EXERCISE INSTRUCTIONS —
Give every line again exactly as it appears, please, but not the pictures.

INFORMATION PROVIDED —

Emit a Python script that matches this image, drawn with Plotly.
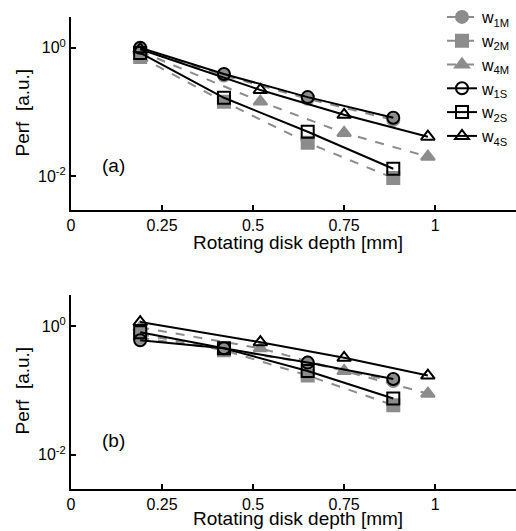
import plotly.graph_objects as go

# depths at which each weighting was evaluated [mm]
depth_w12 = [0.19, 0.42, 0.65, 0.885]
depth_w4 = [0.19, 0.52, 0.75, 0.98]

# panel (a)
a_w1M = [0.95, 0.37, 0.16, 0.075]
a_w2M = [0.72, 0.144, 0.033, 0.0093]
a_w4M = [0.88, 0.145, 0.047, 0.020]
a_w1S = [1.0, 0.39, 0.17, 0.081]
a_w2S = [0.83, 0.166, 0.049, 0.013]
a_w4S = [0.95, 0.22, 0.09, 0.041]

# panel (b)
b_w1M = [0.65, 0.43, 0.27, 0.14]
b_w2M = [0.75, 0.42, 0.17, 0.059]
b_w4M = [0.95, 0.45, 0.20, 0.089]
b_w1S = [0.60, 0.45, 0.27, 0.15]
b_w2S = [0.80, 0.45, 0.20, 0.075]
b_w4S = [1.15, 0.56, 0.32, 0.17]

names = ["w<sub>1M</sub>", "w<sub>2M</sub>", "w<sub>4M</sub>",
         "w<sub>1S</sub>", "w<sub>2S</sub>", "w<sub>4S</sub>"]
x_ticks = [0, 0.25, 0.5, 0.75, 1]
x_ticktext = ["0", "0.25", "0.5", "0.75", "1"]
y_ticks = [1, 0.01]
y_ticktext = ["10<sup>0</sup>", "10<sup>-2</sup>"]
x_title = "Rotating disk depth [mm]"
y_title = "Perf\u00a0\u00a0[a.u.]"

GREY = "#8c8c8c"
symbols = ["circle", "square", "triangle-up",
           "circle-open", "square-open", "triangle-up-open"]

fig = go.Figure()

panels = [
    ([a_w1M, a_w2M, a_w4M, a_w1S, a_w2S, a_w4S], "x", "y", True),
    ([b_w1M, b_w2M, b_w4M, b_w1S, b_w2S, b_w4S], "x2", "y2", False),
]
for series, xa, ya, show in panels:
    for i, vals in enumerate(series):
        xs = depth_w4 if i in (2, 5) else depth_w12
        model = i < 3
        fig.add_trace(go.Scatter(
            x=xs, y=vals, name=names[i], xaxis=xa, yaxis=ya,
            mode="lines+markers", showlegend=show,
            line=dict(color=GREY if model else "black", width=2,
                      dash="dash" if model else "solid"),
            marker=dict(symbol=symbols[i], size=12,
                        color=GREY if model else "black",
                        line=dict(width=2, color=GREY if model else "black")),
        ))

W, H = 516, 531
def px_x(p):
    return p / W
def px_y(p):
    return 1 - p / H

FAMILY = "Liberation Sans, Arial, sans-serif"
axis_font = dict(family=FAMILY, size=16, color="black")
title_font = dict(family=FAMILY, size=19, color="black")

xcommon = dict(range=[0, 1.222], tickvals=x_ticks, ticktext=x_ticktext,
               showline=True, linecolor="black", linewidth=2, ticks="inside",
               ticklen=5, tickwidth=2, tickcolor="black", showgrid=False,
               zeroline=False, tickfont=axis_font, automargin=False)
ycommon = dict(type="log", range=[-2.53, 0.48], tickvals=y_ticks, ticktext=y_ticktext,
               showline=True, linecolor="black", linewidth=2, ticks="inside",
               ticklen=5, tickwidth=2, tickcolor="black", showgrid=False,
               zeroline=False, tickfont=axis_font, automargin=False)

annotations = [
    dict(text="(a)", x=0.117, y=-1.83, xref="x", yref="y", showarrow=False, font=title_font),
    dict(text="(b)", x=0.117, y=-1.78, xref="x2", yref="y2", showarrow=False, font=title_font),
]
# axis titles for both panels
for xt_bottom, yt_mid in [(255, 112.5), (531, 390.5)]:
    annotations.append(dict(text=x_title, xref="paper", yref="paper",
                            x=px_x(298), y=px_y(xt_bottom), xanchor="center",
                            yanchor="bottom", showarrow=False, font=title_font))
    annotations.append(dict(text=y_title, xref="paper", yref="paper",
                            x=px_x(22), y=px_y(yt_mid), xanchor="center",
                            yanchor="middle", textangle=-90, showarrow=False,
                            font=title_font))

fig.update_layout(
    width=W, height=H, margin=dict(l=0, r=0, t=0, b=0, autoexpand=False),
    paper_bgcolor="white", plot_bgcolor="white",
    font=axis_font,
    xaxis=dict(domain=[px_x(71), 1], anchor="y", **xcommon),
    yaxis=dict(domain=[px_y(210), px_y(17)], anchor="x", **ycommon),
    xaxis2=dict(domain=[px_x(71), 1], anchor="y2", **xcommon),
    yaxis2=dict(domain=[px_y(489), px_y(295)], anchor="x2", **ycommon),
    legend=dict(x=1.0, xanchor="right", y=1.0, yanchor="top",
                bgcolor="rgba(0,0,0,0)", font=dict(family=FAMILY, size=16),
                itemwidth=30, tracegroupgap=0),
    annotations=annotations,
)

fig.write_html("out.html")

EXERCISE ANSWER —
Emit a Python script that matches this image, drawn with Plotly.
import plotly.graph_objects as go

# depths at which each weighting was evaluated [mm]
depth_w12 = [0.19, 0.42, 0.65, 0.885]
depth_w4 = [0.19, 0.52, 0.75, 0.98]

# panel (a)
a_w1M = [0.95, 0.37, 0.16, 0.075]
a_w2M = [0.72, 0.144, 0.033, 0.0093]
a_w4M = [0.88, 0.145, 0.047, 0.020]
a_w1S = [1.0, 0.39, 0.17, 0.081]
a_w2S = [0.83, 0.166, 0.049, 0.013]
a_w4S = [0.95, 0.22, 0.09, 0.041]

# panel (b)
b_w1M = [0.65, 0.43, 0.27, 0.14]
b_w2M = [0.75, 0.42, 0.17, 0.059]
b_w4M = [0.95, 0.45, 0.20, 0.089]
b_w1S = [0.60, 0.45, 0.27, 0.15]
b_w2S = [0.80, 0.45, 0.20, 0.075]
b_w4S = [1.15, 0.56, 0.32, 0.17]

names = ["w<sub>1M</sub>", "w<sub>2M</sub>", "w<sub>4M</sub>",
         "w<sub>1S</sub>", "w<sub>2S</sub>", "w<sub>4S</sub>"]
x_ticks = [0, 0.25, 0.5, 0.75, 1]
x_ticktext = ["0", "0.25", "0.5", "0.75", "1"]
y_ticks = [1, 0.01]
y_ticktext = ["10<sup>0</sup>", "10<sup>-2</sup>"]
x_title = "Rotating disk depth [mm]"
y_title = "Perf\u00a0\u00a0[a.u.]"

GREY = "#8c8c8c"
symbols = ["circle", "square", "triangle-up",
           "circle-open", "square-open", "triangle-up-open"]

fig = go.Figure()

panels = [
    ([a_w1M, a_w2M, a_w4M, a_w1S, a_w2S, a_w4S], "x", "y", True),
    ([b_w1M, b_w2M, b_w4M, b_w1S, b_w2S, b_w4S], "x2", "y2", False),
]
for series, xa, ya, show in panels:
    for i, vals in enumerate(series):
        xs = depth_w4 if i in (2, 5) else depth_w12
        model = i < 3
        fig.add_trace(go.Scatter(
            x=xs, y=vals, name=names[i], xaxis=xa, yaxis=ya,
            mode="lines+markers", showlegend=show,
            line=dict(color=GREY if model else "black", width=2,
                      dash="dash" if model else "solid"),
            marker=dict(symbol=symbols[i], size=12,
                        color=GREY if model else "black",
                        line=dict(width=2, color=GREY if model else "black")),
        ))

W, H = 516, 531
def px_x(p):
    return p / W
def px_y(p):
    return 1 - p / H

FAMILY = "Liberation Sans, Arial, sans-serif"
axis_font = dict(family=FAMILY, size=16, color="black")
title_font = dict(family=FAMILY, size=19, color="black")

xcommon = dict(range=[0, 1.222], tickvals=x_ticks, ticktext=x_ticktext,
               showline=True, linecolor="black", linewidth=2, ticks="inside",
               ticklen=5, tickwidth=2, tickcolor="black", showgrid=False,
               zeroline=False, tickfont=axis_font, automargin=False)
ycommon = dict(type="log", range=[-2.53, 0.48], tickvals=y_ticks, ticktext=y_ticktext,
               showline=True, linecolor="black", linewidth=2, ticks="inside",
               ticklen=5, tickwidth=2, tickcolor="black", showgrid=False,
               zeroline=False, tickfont=axis_font, automargin=False)

annotations = [
    dict(text="(a)", x=0.117, y=-1.83, xref="x", yref="y", showarrow=False, font=title_font),
    dict(text="(b)", x=0.117, y=-1.78, xref="x2", yref="y2", showarrow=False, font=title_font),
]
# axis titles for both panels
for xt_bottom, yt_mid in [(255, 112.5), (531, 390.5)]:
    annotations.append(dict(text=x_title, xref="paper", yref="paper",
                            x=px_x(298), y=px_y(xt_bottom), xanchor="center",
                            yanchor="bottom", showarrow=False, font=title_font))
    annotations.append(dict(text=y_title, xref="paper", yref="paper",
                            x=px_x(22), y=px_y(yt_mid), xanchor="center",
                            yanchor="middle", textangle=-90, showarrow=False,
                            font=title_font))

fig.update_layout(
    width=W, height=H, margin=dict(l=0, r=0, t=0, b=0, autoexpand=False),
    paper_bgcolor="white", plot_bgcolor="white",
    font=axis_font,
    xaxis=dict(domain=[px_x(71), 1], anchor="y", **xcommon),
    yaxis=dict(domain=[px_y(210), px_y(17)], anchor="x", **ycommon),
    xaxis2=dict(domain=[px_x(71), 1], anchor="y2", **xcommon),
    yaxis2=dict(domain=[px_y(489), px_y(295)], anchor="x2", **ycommon),
    legend=dict(x=1.0, xanchor="right", y=1.0, yanchor="top",
                bgcolor="rgba(0,0,0,0)", font=dict(family=FAMILY, size=16),
                itemwidth=30, tracegroupgap=0),
    annotations=annotations,
)

fig.write_html("out.html")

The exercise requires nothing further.